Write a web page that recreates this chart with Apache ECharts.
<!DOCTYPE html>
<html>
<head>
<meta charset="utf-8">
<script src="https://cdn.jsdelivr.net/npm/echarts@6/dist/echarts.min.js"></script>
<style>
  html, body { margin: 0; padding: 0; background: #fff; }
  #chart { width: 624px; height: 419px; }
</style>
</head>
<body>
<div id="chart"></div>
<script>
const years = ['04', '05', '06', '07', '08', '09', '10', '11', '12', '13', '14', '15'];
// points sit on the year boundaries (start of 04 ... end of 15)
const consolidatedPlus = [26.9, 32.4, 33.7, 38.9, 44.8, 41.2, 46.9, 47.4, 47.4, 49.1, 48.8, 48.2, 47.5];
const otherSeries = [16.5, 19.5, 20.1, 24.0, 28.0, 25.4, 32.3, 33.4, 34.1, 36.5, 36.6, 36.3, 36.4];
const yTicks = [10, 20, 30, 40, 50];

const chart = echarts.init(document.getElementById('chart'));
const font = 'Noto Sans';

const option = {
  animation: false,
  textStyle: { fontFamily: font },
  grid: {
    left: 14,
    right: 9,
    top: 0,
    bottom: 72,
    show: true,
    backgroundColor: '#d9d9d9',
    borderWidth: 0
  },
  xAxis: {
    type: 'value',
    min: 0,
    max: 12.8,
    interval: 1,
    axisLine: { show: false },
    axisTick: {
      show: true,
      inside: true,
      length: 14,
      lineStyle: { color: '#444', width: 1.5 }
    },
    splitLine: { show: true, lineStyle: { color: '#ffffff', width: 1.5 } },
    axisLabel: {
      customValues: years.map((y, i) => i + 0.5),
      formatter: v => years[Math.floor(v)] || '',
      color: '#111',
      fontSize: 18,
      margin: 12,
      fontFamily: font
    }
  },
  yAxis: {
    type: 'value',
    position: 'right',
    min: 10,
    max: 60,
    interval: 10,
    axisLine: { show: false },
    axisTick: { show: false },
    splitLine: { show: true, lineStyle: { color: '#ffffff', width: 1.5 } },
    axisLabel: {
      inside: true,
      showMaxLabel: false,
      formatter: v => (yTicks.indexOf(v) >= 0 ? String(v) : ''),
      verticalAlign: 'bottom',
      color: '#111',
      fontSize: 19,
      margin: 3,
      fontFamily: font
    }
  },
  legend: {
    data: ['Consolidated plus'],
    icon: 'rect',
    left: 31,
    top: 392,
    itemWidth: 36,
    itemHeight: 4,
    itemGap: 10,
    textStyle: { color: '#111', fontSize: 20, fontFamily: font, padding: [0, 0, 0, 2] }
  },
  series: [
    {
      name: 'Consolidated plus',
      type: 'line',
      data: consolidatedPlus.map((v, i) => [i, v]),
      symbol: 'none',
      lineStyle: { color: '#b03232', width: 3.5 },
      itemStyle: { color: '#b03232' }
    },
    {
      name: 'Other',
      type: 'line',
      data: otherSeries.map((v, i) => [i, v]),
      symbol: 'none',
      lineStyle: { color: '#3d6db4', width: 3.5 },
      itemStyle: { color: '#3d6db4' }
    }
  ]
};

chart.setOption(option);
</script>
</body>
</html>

---

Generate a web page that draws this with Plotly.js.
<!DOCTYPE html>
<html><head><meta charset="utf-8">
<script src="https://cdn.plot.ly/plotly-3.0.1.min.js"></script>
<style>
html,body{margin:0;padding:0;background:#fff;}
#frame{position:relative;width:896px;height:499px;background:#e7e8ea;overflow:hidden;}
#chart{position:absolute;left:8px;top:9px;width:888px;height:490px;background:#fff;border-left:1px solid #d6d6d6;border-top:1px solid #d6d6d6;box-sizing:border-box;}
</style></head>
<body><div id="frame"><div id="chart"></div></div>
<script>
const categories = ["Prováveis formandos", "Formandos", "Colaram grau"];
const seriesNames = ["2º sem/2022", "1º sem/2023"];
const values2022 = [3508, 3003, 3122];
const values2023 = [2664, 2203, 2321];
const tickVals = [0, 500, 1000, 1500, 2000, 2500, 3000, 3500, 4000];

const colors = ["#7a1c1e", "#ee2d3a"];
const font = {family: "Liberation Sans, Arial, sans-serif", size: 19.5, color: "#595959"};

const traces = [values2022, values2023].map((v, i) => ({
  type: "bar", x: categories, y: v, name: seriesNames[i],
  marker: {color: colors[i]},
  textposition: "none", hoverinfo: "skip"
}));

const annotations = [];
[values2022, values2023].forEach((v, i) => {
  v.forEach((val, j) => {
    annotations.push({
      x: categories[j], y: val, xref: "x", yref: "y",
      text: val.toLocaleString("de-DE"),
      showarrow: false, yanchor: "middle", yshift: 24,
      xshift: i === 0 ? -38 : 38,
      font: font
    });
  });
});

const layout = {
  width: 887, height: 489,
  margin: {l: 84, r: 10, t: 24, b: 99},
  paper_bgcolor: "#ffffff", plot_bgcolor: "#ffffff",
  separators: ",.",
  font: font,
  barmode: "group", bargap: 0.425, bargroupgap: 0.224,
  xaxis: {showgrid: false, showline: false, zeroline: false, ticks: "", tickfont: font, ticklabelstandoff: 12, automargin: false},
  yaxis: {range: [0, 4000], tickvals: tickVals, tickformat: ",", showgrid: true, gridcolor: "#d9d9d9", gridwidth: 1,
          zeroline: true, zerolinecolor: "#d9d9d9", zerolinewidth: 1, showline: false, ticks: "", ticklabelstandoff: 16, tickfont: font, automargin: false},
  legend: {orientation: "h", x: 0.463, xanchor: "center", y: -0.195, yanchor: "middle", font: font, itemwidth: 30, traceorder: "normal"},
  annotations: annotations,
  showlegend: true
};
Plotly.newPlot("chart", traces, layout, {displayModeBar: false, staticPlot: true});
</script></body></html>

SET EXERCISE. Return the exact lines from the line with "Write a web" to the line with "const font = 'Noto Sans';", inclusive of both, with nothing added.

SOLUTION TO THE PROBLEM.
Write a web page that recreates this chart with Apache ECharts.
<!DOCTYPE html>
<html>
<head>
<meta charset="utf-8">
<script src="https://cdn.jsdelivr.net/npm/echarts@6/dist/echarts.min.js"></script>
<style>
  html, body { margin: 0; padding: 0; background: #fff; }
  #chart { width: 624px; height: 419px; }
</style>
</head>
<body>
<div id="chart"></div>
<script>
const years = ['04', '05', '06', '07', '08', '09', '10', '11', '12', '13', '14', '15'];
// points sit on the year boundaries (start of 04 ... end of 15)
const consolidatedPlus = [26.9, 32.4, 33.7, 38.9, 44.8, 41.2, 46.9, 47.4, 47.4, 49.1, 48.8, 48.2, 47.5];
const otherSeries = [16.5, 19.5, 20.1, 24.0, 28.0, 25.4, 32.3, 33.4, 34.1, 36.5, 36.6, 36.3, 36.4];
const yTicks = [10, 20, 30, 40, 50];

const chart = echarts.init(document.getElementById('chart'));
const font = 'Noto Sans';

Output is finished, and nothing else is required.